‘Sing’ Review: Illumination’s Animated Musical Doesn’t Need Minions to Charm

With this touching and emotional film, Chris Meledandri’s company takes a big step up

Sing Illumination
Illumination

Can Illumination Entertainment’s animation czar Chris Meledandri pull a John Lasseter and become a critical darling to go along with the mint he’s made selling Minions merchandise?

On the evidence of Illumination’s “Sing,” which premiered on Saturday at the Toronto International Film Festival, the answer is a conditional yes.

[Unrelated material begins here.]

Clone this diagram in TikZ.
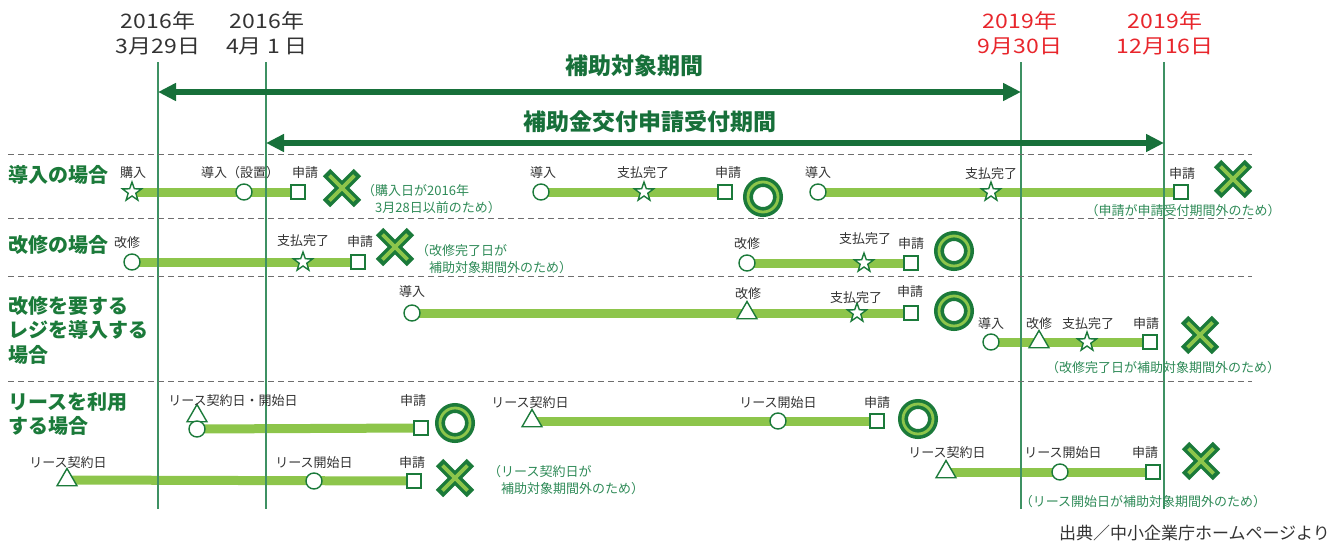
\documentclass[tikz,border=0pt]{standalone}
\usepackage{fontspec}
\setmainfont{Noto Sans CJK JP}
\usetikzlibrary{shapes.geometric,arrows.meta}
\pgfdeclarelayer{bg}
\pgfsetlayers{bg,main}
\definecolor{dkg}{HTML}{1B7A3A}
\definecolor{arrg}{HTML}{17703A}
\definecolor{ltg}{HTML}{8DC54B}
\definecolor{vln}{HTML}{3E9163}
\definecolor{noteg}{HTML}{2E8A57}
\definecolor{redd}{HTML}{E8262C}
\definecolor{txt}{HTML}{333333}
\definecolor{dashc}{HTML}{6E6E6E}
\begin{document}
\begin{tikzpicture}[x=1pt,y=-1pt,
  lbl/.style={font=\fontsize{13}{15}\selectfont, text=txt, inner sep=0},
  note/.style={font=\fontsize{13}{17}\selectfont, text=noteg, inner sep=0, align=left},
  hdr/.style={font=\bfseries\fontsize{20}{24.5}\selectfont, text=dkg, inner sep=0, align=left, anchor=west},
  datelbl/.style={font=\fontsize{20}{25}\selectfont, text=txt, align=center, inner sep=0, xscale=1.15, transform shape},
  arrlbl/.style={font=\bfseries\fontsize{23}{26}\selectfont, text=arrg, inner sep=0},
  mk/.style={draw=dkg, line width=1.4pt, fill=white, inner sep=0},
  mcirc/.style={mk, circle, minimum size=16pt},
  msq/.style={mk, rectangle, minimum size=14pt},
  mstar/.style={mk, star, star points=5, star point ratio=2.5, minimum size=20pt},
  mtri/.style={mk, regular polygon, regular polygon sides=3, minimum size=23pt},
  bar/.style={ltg, line width=9pt},
  vline/.style={vln, line width=1.4pt},
  sep/.style={dashc, line width=1pt, dash pattern=on 6pt off 4pt},
  bigarrow/.style={arrg, line width=5.5pt, {Triangle[length=18pt,width=17pt]}-{Triangle[length=18pt,width=17pt]}},
  okmark/.style={circle, draw=dkg, line width=3.6pt, double=ltg, double distance=2.8pt, minimum size=30pt, inner sep=0},
  xmark/.style={rectangle, minimum size=42pt, inner sep=0, path picture={
    \draw[dkg, line width=10.5pt]
      ([shift={(-15.5pt,-15.5pt)}]path picture bounding box.center) -- ([shift={(15.5pt,15.5pt)}]path picture bounding box.center)
      ([shift={(-15.5pt,15.5pt)}]path picture bounding box.center) -- ([shift={(15.5pt,-15.5pt)}]path picture bounding box.center);
    \draw[ltg, line width=3.8pt]
      ([shift={(-12.5pt,-12.5pt)}]path picture bounding box.center) -- ([shift={(12.5pt,12.5pt)}]path picture bounding box.center)
      ([shift={(-12.5pt,12.5pt)}]path picture bounding box.center) -- ([shift={(12.5pt,-12.5pt)}]path picture bounding box.center);
  }}
]
\useasboundingbox (0,0) rectangle (1342,544);

% vertical date lines
\coordinate (v1t) at (158,62); \coordinate (v1b) at (158,509);
\coordinate (v2t) at (266,62); \coordinate (v2b) at (266,509);
\coordinate (v3t) at (1021,62); \coordinate (v3b) at (1021,509);
\coordinate (v4t) at (1164,62); \coordinate (v4b) at (1164,509);

% dates
\node[datelbl] (d1) at (158,33) {2016年\\3月29日};
\node[datelbl] (d2) at (267,33) {2016年\\4月 1 日};
\node[datelbl, text=redd] (d3) at (1020,33) {2019年\\9月30日};
\node[datelbl, text=redd] (d4) at (1165,33) {2019年\\12月16日};

% dashed separators
\coordinate (s1l) at (8,154); \coordinate (s1r) at (1252,154);
\coordinate (s2l) at (8,218); \coordinate (s2r) at (1252,218);
\coordinate (s3l) at (8,276); \coordinate (s3r) at (1252,276);
\coordinate (s4l) at (8,381); \coordinate (s4r) at (1252,381);
\draw[sep] (s1l) -- (s1r);
\draw[sep] (s2l) -- (s2r);
\draw[sep] (s3l) -- (s3r);
\draw[sep] (s4l) -- (s4r);

% period arrows
\coordinate (a1l) at (158,92); \coordinate (a1r) at (1021,92);
\coordinate (a2l) at (266,143); \coordinate (a2r) at (1164,143);
\draw[bigarrow] (a1l) -- (a1r);
\draw[bigarrow] (a2l) -- (a2r);
\node[arrlbl] (t1) at (634,66) {補助対象期間};
\node[arrlbl] (t2) at (650,122) {補助金交付申請受付期間};

% row headers
\node[hdr] (h1) at (8,175) {導入の場合};
\node[hdr] (h2) at (8,245) {改修の場合};
\node[hdr] (h3) at (8,330) {改修を要する\\レジを導入する\\場合};
\node[hdr] (h4) at (8,414) {リースを利用\\する場合};

% ---------- row 1 ----------
\node[mstar] (p1) at (132,192) {};
\node[mcirc] (p2) at (244,192) {};
\node[msq] (p3) at (298,192) {};
\node[lbl] (lp1) at (133,173) {購入};
\node[lbl] (lp2) at (240,173) {導入（設置）};
\node[lbl] (lp3) at (305,173) {申請};
\node[xmark] (x1) at (342,188) {};
\node[note, anchor=west] (n1) at (362,199) {（購入日が2016年\\\hspace*{1em}3月28日以前のため）};

\node[mcirc] (q1) at (541,192) {};
\node[mstar] (q2) at (644,192) {};
\node[msq] (q3) at (725,192) {};
\node[lbl] (lq1) at (543,173) {導入};
\node[lbl] (lq2) at (643,173) {支払完了};
\node[lbl] (lq3) at (728,173) {申請};
\node[okmark] (o1) at (763,197) {};

\node[mcirc] (r1) at (818,192) {};
\node[mstar] (r2) at (991,192) {};
\node[msq] (r3) at (1181,192) {};
\node[lbl] (lr1) at (818,173) {導入};
\node[lbl] (lr2) at (991,174) {支払完了};
\node[lbl] (lr3) at (1182,174) {申請};
\node[xmark] (x2) at (1233,179) {};
\node[note] (n2) at (1183,211) {（申請が申請受付期間外のため）};

% ---------- row 2 ----------
\node[mcirc] (b1) at (132,262) {};
\node[mstar] (b2) at (303,262) {};
\node[msq] (b3) at (358,262) {};
\node[lbl] (lb1) at (127,243) {改修};
\node[lbl] (lb2) at (303,241) {支払完了};
\node[lbl] (lb3) at (360,242) {申請};
\node[xmark] (x3) at (395,247) {};
\node[note, anchor=west] (n3) at (416,259) {（改修完了日が\\\hspace*{1em}補助対象期間外のため）};

\node[mcirc] (c1) at (747,263) {};
\node[mstar] (c2) at (864,263) {};
\node[msq] (c3) at (911,263) {};
\node[lbl] (lc1) at (747,244) {改修};
\node[lbl] (lc2) at (865,239) {支払完了};
\node[lbl] (lc3) at (911,244) {申請};
\node[okmark] (o2) at (954,251) {};

% ---------- row 3 ----------
\node[mcirc] (e1) at (412,313) {};
\node[mtri] (e2) at (747,313) {};
\node[mstar] (e3) at (857,313) {};
\node[msq] (e4) at (911,313) {};
\node[lbl] (le1) at (412,292) {導入};
\node[lbl] (le2) at (748,294) {改修};
\node[lbl] (le3) at (856,298) {支払完了};
\node[lbl] (le4) at (910,292) {申請};
\node[okmark] (o3) at (954,311) {};

\node[mcirc] (f1) at (991,342) {};
\node[mtri] (f2) at (1039,342) {};
\node[mstar] (f3) at (1087,342) {};
\node[msq] (f4) at (1150,342) {};
\node[lbl] (lf1) at (991,324) {導入};
\node[lbl] (lf2) at (1039,324) {改修};
\node[lbl] (lf3) at (1088,324) {支払完了};
\node[lbl] (lf4) at (1146,324) {申請};
\node[xmark] (x4) at (1200,335) {};
\node[note] (n4) at (1163,368) {（改修完了日が補助対象期間外のため）};

% ---------- row 4 ----------
\node[mtri] (g0) at (197,416) {};
\node[mcirc] (g1) at (197,429) {};
\node[msq] (g2) at (421,428) {};
\node[lbl] (lg1) at (233,401) {リース契約日・開始日};
\node[lbl] (lg2) at (413,401) {申請};
\node[okmark] (o4) at (455,423) {};

\node[mtri] (k1) at (67,480) {};
\node[mcirc] (k2) at (314,481) {};
\node[msq] (k3) at (414,481) {};
\node[lbl] (lk1) at (68,463) {リース契約日};
\node[lbl] (lk2) at (314,463) {リース開始日};
\node[lbl] (lk3) at (412,463) {申請};
\node[xmark] (x5) at (455,478) {};
\node[note, anchor=west] (n5) at (488,480) {（リース契約日が\\\hspace*{1em}補助対象期間外のため）};

\node[mtri] (m1) at (532,421) {};
\node[mcirc] (m2) at (778,421) {};
\node[msq] (m3) at (877,421) {};
\node[lbl] (lm1) at (530,403) {リース契約日};
\node[lbl] (lm2) at (778,403) {リース開始日};
\node[lbl] (lm3) at (877,403) {申請};
\node[okmark] (o5) at (918,419) {};

\node[mtri] (w1) at (946,472) {};
\node[mcirc] (w2) at (1060,472) {};
\node[msq] (w3) at (1153,472) {};
\node[lbl] (lw1) at (947,453) {リース契約日};
\node[lbl] (lw2) at (1063,453) {リース開始日};
\node[lbl] (lw3) at (1145,453) {申請};
\node[xmark] (x6) at (1201,461) {};
\node[note] (n6) at (1143,502) {（リース開始日が補助対象期間外のため）};

% footer
\node[font=\fontsize{17}{20}\selectfont, text=txt, inner sep=0, anchor=east] (src) at (1330,533) {出典／中小企業庁ホームページより};

% bars (behind markers) and vertical lines
\begin{pgfonlayer}{bg}
\draw[bar] (p1.center) -- (p3.center);
\draw[bar] (q1.center) -- (q3.center);
\draw[bar] (r1.center) -- (r3.center);
\draw[bar] (b1.center) -- (b3.center);
\draw[bar] (c1.center) -- (c3.center);
\draw[bar] (e1.center) -- (e4.center);
\draw[bar] (f1.center) -- (f4.center);
\draw[bar] (g1.center) -- (g2.center);
\draw[bar] (k1.center) -- (k3.center);
\draw[bar] (m1.center) -- (m3.center);
\draw[bar] (w1.center) -- (w3.center);
\draw[vline] (v1t) -- (v1b);
\draw[vline] (v2t) -- (v2b);
\draw[vline] (v3t) -- (v3b);
\draw[vline] (v4t) -- (v4b);
\end{pgfonlayer}
\end{tikzpicture}
\end{document}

Directed by Garth Jennings from an idea by Meledandri, “Sing” isn’t a top-to-bottom knockout like the recent animated gems “Inside Out,” “The Lego Movie,” “Rango” and this year’s “Zootopia” and “Kubo and the Two Strings.” But it starts out fun and then sneaks up on you for a final stretch that is both rousing and genuinely emotional.

Sort of a “hey, kids, let’s put on a show” musical for the age of “American Idol” and “The Voice,” it follows a bargain-basement impresario (voiced by Matthew McConaughey) as he stages a singing competition in an attempt to save his theater from foreclosure.

Reese Witherspoon, Scarlett Johansson, John C. Reilly, Seth MacFarlane and others play an array of sidekicks and wannabe stars: a teenage gorilla who’s being pressured to join the family gang, an overworked pig mother of 25, an elephant too shy to sing in public …

For the first half of the movie, the stories come fast and furious, and so do the snippets of dozens of pop songs. It’s not frantic in the overly adrenalized manner of many animated films, but it’s something of a jumble nonetheless.

But when the characters hit rock bottom, the movie quietly gets more emotional and more sure-handed. It’s not easy to make us feel for animated characters who we’ve been laughing at, but we do, as the repeated applause in Toronto’s Princess of Wales Theatre showed.

Of course it helps that the film makes use of some genuinely great pop songs, including Stevie Wonder’s “Doncha Worry ‘Bout a Thing,” Leonard Cohen’s “Hallelujah” and especially the Beatles’ “Golden Slumbers/Carry That Weight.”

Sure, a couple of those songs are pretty overused — but as a post-screening performance by Jennifer Hudson and Tori Kelly showed, the darn things also work.

And so does “Sing.” In an extremely strong year for animation, Illumination has taken a big step up.